The habendum in the deed now before us was more than the mere expression of the motives and purposes of the grantors. Obviously this athletic field was not intended to be part of the facilities and equipment of the Columbia High School (wherein Lieutenant Glatfelter had been a student before he entered the United States Military Academy, West Point) and restricted in its use exclusively to the pupils of that high school. Upon the contrary, the stated purpose was “for the lasting benefit and happiness of the youth of the Community,.” The term “youth” comprehensively includes all boys and girls who are not only pupils in the high school and those solely under the jurisdiction of the Columbia Borough School District. This designation includes all young — boys and girls — in the Borough, viz.: pupils of private, parochial or other schools, and indeed youth in no school at all.

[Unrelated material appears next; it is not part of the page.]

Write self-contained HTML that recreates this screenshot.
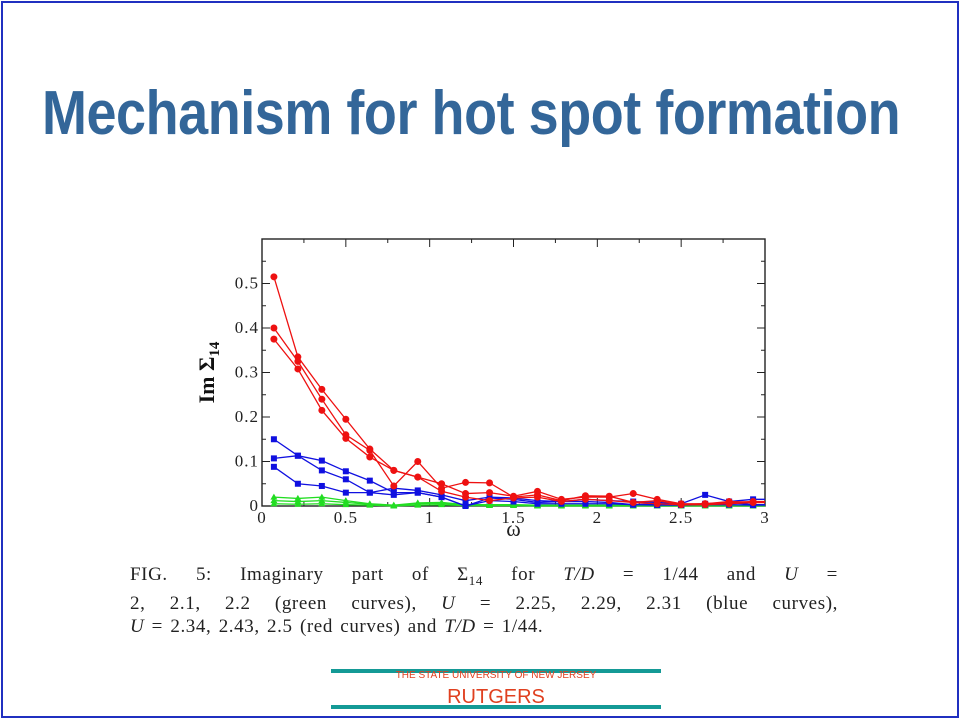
<!DOCTYPE html>
<html><head><meta charset="utf-8"><style>
body{margin:0;width:960px;height:720px;background:#fff;position:relative;overflow:hidden;font-family:"Liberation Sans",sans-serif}
#frame{position:absolute;left:1px;top:1px;width:954px;height:713px;border:2px solid #2030c0}
#title{position:absolute;left:42px;top:78px;font-size:62px;font-weight:bold;color:#336699;white-space:nowrap;transform:scaleX(0.87);transform-origin:left top;letter-spacing:-0.5px}
#cap{position:absolute;left:130px;top:563px;font-family:"Liberation Serif",serif;font-size:19px;line-height:23px;color:#222;width:708px;letter-spacing:0.6px;word-spacing:2px}
#cap div{text-align:justify;text-align-last:justify;white-space:nowrap}
#cap div.last{text-align-last:left}
.tl{position:absolute;left:331px;width:330px;height:4px;background:#149a96}
</style></head><body>
<div id="frame"></div>
<div id="title">Mechanism for hot spot formation</div>
<svg id="chart" width="960" height="720" style="position:absolute;left:0;top:0"></svg>
<div id="cap">
<div>FIG. 5: Imaginary part of Σ<sub style="font-size:13px">14</sub> for <i>T/D</i> = 1/44 and <i>U</i> =</div>
<div>2, 2.1, 2.2 (green curves), <i>U</i> = 2.25, 2.29, 2.31 (blue curves),</div>
<div class="last"><i>U</i> = 2.34, 2.43, 2.5 (red curves) and <i>T/D</i> = 1/44.</div>
</div>
<div class="tl" style="top:669px"></div>
<div class="tl" style="top:705px"></div>
<div style="position:absolute;left:331px;width:330px;top:670px;text-align:center;font-size:10px;color:#e04020">THE STATE UNIVERSITY OF NEW JERSEY</div>
<div style="position:absolute;left:331px;width:330px;top:686px;text-align:center;font-size:20px;color:#e04020">RUTGERS</div>
<script>
const xTicks=[0,0.5,1,1.5,2,2.5,3];
const xTickLabels=["0","0.5","1","1.5","2","2.5","3"];
const yTicks=[0,0.1,0.2,0.3,0.4,0.5];
const yTickLabels=["0","0.1","0.2","0.3","0.4","0.5"];
const omega=[0.071,0.214,0.357,0.5,0.643,0.786,0.929,1.071,1.214,1.357,1.5,1.643,1.786,1.929,2.071,2.214,2.357,2.5,2.643,2.786,2.929];
const red1=[0.515,0.335,0.262,0.195,0.128,0.08,0.065,0.05,0.028,0.03,0.022,0.033,0.015,0.02,0.02,0.028,0.015,0.005,0.005,0.008,0.01];
const red2=[0.40,0.325,0.24,0.16,0.125,0.045,0.10,0.04,0.053,0.052,0.02,0.025,0.012,0.023,0.022,0.008,0.012,0.003,0.005,0.01,0.008];
const red3=[0.375,0.308,0.215,0.152,0.11,0.08,0.065,0.033,0.02,0.012,0.018,0.02,0.01,0.015,0.012,0.008,0.005,0.003,0.003,0.005,0.008];
const blue1=[0.15,0.113,0.08,0.06,0.03,0.04,0.035,0.025,0.012,0.02,0.018,0.012,0.01,0.015,0.012,0.01,0.008,0.005,0.025,0.01,0.015];
const blue2=[0.107,0.113,0.102,0.078,0.057,0.03,0.03,0.02,0.0,0.018,0.015,0.008,0.01,0.01,0.008,0.003,0.005,0.003,0.005,0.008,0.003];
const blue3=[0.088,0.05,0.045,0.03,0.03,0.025,0.03,0.02,0.0,0.012,0.01,0.005,0.005,0.005,0.005,0.003,0.002,0.002,0.003,0.003,0.002];
const green1=[0.02,0.017,0.02,0.012,0.005,0.002,0.007,0.008,0.003,0.003,0.003,0.002,0.002,0.002,0.002,0.002,0.001,0.001,0.001,0.001,0.001];
const green2=[0.012,0.01,0.012,0.008,0.004,0.001,0.005,0.006,0.002,0.002,0.002,0.001,0.001,0.001,0.001,0.001,0.001,0.001,0.001,0.001,0.001];
const green3=[0.005,0.004,0.005,0.003,0.002,0.0,0.002,0.003,0.001,0.001,0.001,0.0,0.0,0.0,0.0,0.0,0.0,0.0,0.0,0.0,0.0];
const L=262,R=765,T=239,B=506,XMAX=3,YMAX=0.6;
const X=v=>L+(R-L)*v/XMAX, Y=v=>B-(B-T)*v/YMAX;
const svg=document.getElementById('chart'),NS='http://www.w3.org/2000/svg';
function mk(t,a,p){const e=document.createElementNS(NS,t);for(const k in a)e.setAttribute(k,a[k]);(p||svg).appendChild(e);return e;}
const fr=mk('rect',{x:L,y:T,width:R-L,height:B-T,fill:'none',stroke:'#222','stroke-width':1.4});


xTicks.forEach((v,i)=>{
  mk('line',{x1:X(v),x2:X(v),y1:B,y2:B-8,stroke:'#222'});mk('line',{x1:X(v),x2:X(v),y1:T,y2:T+8,stroke:'#222'});
  const t=mk('text',{x:X(v),y:B+17,'text-anchor':'middle','font-family':'Liberation Serif,serif','font-size':17,'letter-spacing':1,fill:'#222'});t.textContent=xTickLabels[i];
  
  
  if(i<xTicks.length-1){const m=v+0.25;mk('line',{x1:X(m),x2:X(m),y1:B,y2:B-4,stroke:'#222'});mk('line',{x1:X(m),x2:X(m),y1:T,y2:T+4,stroke:'#222'});}
});
yTicks.forEach((v,i)=>{
  mk('line',{x1:L,x2:L+8,y1:Y(v),y2:Y(v),stroke:'#222'});mk('line',{x1:R,x2:R-8,y1:Y(v),y2:Y(v),stroke:'#222'});
  const m=v+0.05;mk('line',{x1:L,x2:L+4,y1:Y(m),y2:Y(m),stroke:'#222'});mk('line',{x1:R,x2:R-4,y1:Y(m),y2:Y(m),stroke:'#222'});
  const t=mk('text',{x:L-3,y:Y(v)+5,'text-anchor':'end','font-family':'Liberation Serif,serif','font-size':17,'letter-spacing':1,fill:'#222'});t.textContent=yTickLabels[i];
  
  
});
const xl=mk('text',{x:(L+R)/2,y:B+30,'text-anchor':'middle','font-family':'Liberation Serif,serif','font-size':22,fill:'#222'});xl.textContent='ω';


const yl=mk('text',{x:0,y:0,transform:'translate(214,'+((T+B)/2)+') rotate(-90)','text-anchor':'middle','font-family':'Liberation Serif,serif','font-size':22,'font-weight':'bold',fill:'#111'});
yl.innerHTML='Im Σ<tspan font-size="15" dy="5">14</tspan>';


const series=[[green1,'#22dd22','tri'],[green2,'#22dd22','tri'],[green3,'#22dd22','tri'],[blue1,'#1010e0','sq'],[blue2,'#1010e0','sq'],[blue3,'#1010e0','sq'],[red1,'#ee1111','c'],[red2,'#ee1111','c'],[red3,'#ee1111','c']];
series.forEach((s,si)=>{
  const g=mk('g',{});
  
  
  mk('polyline',{points:s[0].map((v,i)=>X(omega[i])+','+Y(v)).join(' ')+' '+X(3)+','+Y(s[0][s[0].length-1]),fill:'none',stroke:s[1],'stroke-width':1.3},g);
  s[0].forEach((v,i)=>{
    const x=X(omega[i]),y=Y(v);
    if(s[2]=='c')mk('circle',{cx:x,cy:y,r:3.5,fill:s[1]},g);
    else if(s[2]=='sq')mk('rect',{x:x-3,y:y-3,width:6,height:6,fill:s[1]},g);
    else mk('polygon',{points:`${x},${y-3.5} ${x-3.5},${y+2.5} ${x+3.5},${y+2.5}`,fill:s[1]},g);
  });
});
</script>
</body></html>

This school district, as grantee, is directed to hold and supervise the field.

Under these circumstances we regard these words as erecting a valid and enforceable trust. A charitable trust is created when any intention is declared — either expressly or by implication — that the transferee is under an equitable duty to manage and supervise the land for a charitable purpose: Abel et al., Trustees, v. Girard Trust Company, Trustee et al., 365 Pa. 34, 73 A. 2d 682. A school district, under the Public School Code *137of March 10, 1949, P. L. 30, Art. II, section 216 (a), 24 PS 2-216, is authorized to act as trustee.

As this is an active trust, the statutory provisions relative to a sale of school lands held by it in fee have no application. Cf. McKees Rocks Borough School District Petition, 360 Pa. 285, 62 A. 2d 20.

Should the school district still desire to sell this land, it may apply to the court to do so under the provisions of the Revised Price Act, as amended. Such statutory provisions are: Act of June 7, 1917, P. L. 388, Sections 1 and 2, as amended by the, Acts of May 12, 1939, P. L. 126, Section 1, and July 1, 1937, P. L. 2659, Section 1, and August 5, 1941, P. L. 824, Section 1, 20 PS Pocket Part 1561, 1562, 1563.

The decrees in both No. 222 and No. 223 are reversed, with costs.